Pages 54-55, transcribed by Carolyn Ward from History of Allen and Woodson Counties, Kansas: embellished with portraits of well known people of these counties, with biographies of our representative citizens, cuts of public buildings and a map of each county / Edited and Compiled by L. Wallace Duncan and Chas. F. Scott. Iola Registers, Printers and Binders, Iola, Kan.: 1901; 894 p., [36] leaves of plates: ill., ports.; includes index.



The Swedish Settlement


In 1869 some Swedes in Illinois, following the tide of immigration westward in search of cheap homes, were attracted toward Kansas by the opening to settlement of the Osage Indian reservation which had been ceded to the Government and subjected by it to pre-emption at $1.25 per acre.

The original settlers were Peter Hawkinson and Swan Olson from Farmersville, Illinois, who reached Allen County in October, 1869. February 8, 1870, Olof Nelson and son Charles, John B. and John H. Johnson emigrated from Knoxville, Illinois, and on March 12, 1870, they were joined by W. S. Holmes and Nels Olson and families from Farmersville. They brought with them little of this world's goods, but possessed undaunted courage, industry and frugality, and set themselves bravely to the difficult task of building their homes in a new and undeveloped country.

But sorrow was in store, not only for these, but all other people who had settled here, for the railroads had also seen that these lands were beautiful and productive, and laid claim. Finally, in 1876, after a lawsuit of national renown, the United States Supreme Court vested the title in the Government. This decision was joyfully accepted by the settlers who at once redoubled efforts for the improvement and beautification of their homes.

In May, 1870, the first school house was built in what is now District 38.

Death invaded the settlement in October, 1870. This caused the location of the Swedish cemetery, now one of the best kept and most beautiful cemeteries in the country.

The settlers having all been reared in the Lutheran church, soon felt the need of religious services and so a Sunday school was organized which for social reasons, was held in rotation in the homes of the various families. Early in the fall of 1870 the settlement was visited by Rev. Andreen of the Augustana Synod, and later a catechrist or colporteur came regularly and held religious services until February, 1872, when, by the arrival of other settlers, the number had increased sufficiently to organize a congregation. This was done by Rev. S. J. Osterberg, now deceased. A few years after the organization a great number was added by those who came from Moline and Woodhull, Illinois. They built their first church in 1878, now used by the Free Mission Society, of which Rev. Alfred Johnson is the local pastor.

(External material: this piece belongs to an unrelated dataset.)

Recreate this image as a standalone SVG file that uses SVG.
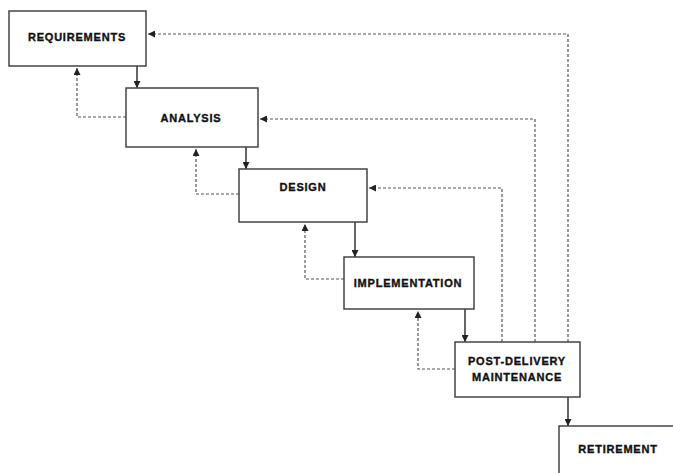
<svg xmlns="http://www.w3.org/2000/svg" width="673" height="473" viewBox="0 0 673 473">
<defs>
<marker id="ah" viewBox="0 0 8 8" refX="8" refY="4" markerWidth="7" markerHeight="7" markerUnits="userSpaceOnUse" orient="auto">
<path d="M0,0 L8,4 L0,8 Z" fill="#222"/>
</marker>
<style>
.box{fill:#fff;stroke:#444;stroke-width:1.5}
.lbl{font-family:"Liberation Sans",Arial,sans-serif;font-weight:bold;font-size:11px;letter-spacing:0.8px;fill:#111;stroke:#111;stroke-width:0.35;text-anchor:middle}
.solid{fill:none;stroke:#333;stroke-width:1.5}
.dash{fill:none;stroke:#555;stroke-width:1.2;stroke-dasharray:3 2}
</style>
</defs>
<rect width="673" height="473" fill="#fff"/>
<g id="connectors">
<path class="solid" d="M137,66 V88" marker-end="url(#ah)"/>
<path class="solid" d="M246,147 V169" marker-end="url(#ah)"/>
<path class="solid" d="M355,222 V257" marker-end="url(#ah)"/>
<path class="solid" d="M465,309 V342" marker-end="url(#ah)"/>
<path class="solid" d="M568,397 V426" marker-end="url(#ah)"/>
<path class="dash" d="M126,117 H77 V68" marker-end="url(#ah)"/>
<path class="dash" d="M239,194 H196 V149" marker-end="url(#ah)"/>
<path class="dash" d="M344,279 H305 V224" marker-end="url(#ah)"/>
<path class="dash" d="M455,369 H418 V311" marker-end="url(#ah)"/>
<path class="dash" d="M568,342 V34 H148" marker-end="url(#ah)"/>
<path class="dash" d="M535,342 V119 H260" marker-end="url(#ah)"/>
<path class="dash" d="M502,342 V188 H369" marker-end="url(#ah)"/>
</g>
<g id="requirements">
<rect class="box" x="9" y="11" width="137" height="55"/>
<text class="lbl" x="77" y="41">REQUIREMENTS</text>
</g>
<g id="analysis">
<rect class="box" x="126" y="88" width="132" height="59"/>
<text class="lbl" x="191" y="122">ANALYSIS</text>
</g>
<g id="design">
<rect class="box" x="239" y="169" width="128" height="53"/>
<text class="lbl" x="303" y="191">DESIGN</text>
</g>
<g id="implementation">
<rect class="box" x="344" y="257" width="130" height="52"/>
<text class="lbl" x="408" y="287">IMPLEMENTATION</text>
</g>
<g id="maintenance">
<rect class="box" x="455" y="342" width="125" height="55"/>
<text class="lbl" x="517" y="365">POST-DELIVERY</text>
<text class="lbl" x="517" y="381">MAINTENANCE</text>
</g>
<g id="retirement">
<rect class="box" x="559" y="426" width="130" height="60"/>
<text class="lbl" x="618" y="453">RETIREMENT</text>
</g>
</svg>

In 1898 the Lutheran congregation had so increased as to number 250


communicants and, including the baptized children, more than 450. So it was very apparent that they should build a new and more commodious church to accommodate this large and fast growing congregation.

The accompanying half-tone engraving is of the Swedish Lutheran church. This handsome edifice was erected in 1898 and dedicated May 14, 1899. Its dimensions are 36x54 feet with an addition of 24x26 feet, and a steeple 65 feet high. The total cost of the church and all appurtenances will aggregate $3,300.00 to say nothing of the gratuitous labor

Swedish Lutheran Church

which would have amounted to several hundred dollars. The furnishings are fine. The bell, one of the largest and best in Kansas, was made in St. Louis by the Henry Stuckstade Foundry. The architect was Olof Z. Cervin, of Rock Island, Illinois. The builders were Huff Brothers of Savonburg.

This church is three miles west of Savonburg, in the midst of the Swedish settlement of East Cottage Grove and Elsmore townships. Rev. O. Moren, the estimable pastor, is a highly educated gentleman and contributes largely to the social, intellectual and moral life of this community. The Swedish people composing the congregation are of the best type of citizenship, honest, thrifty and provident.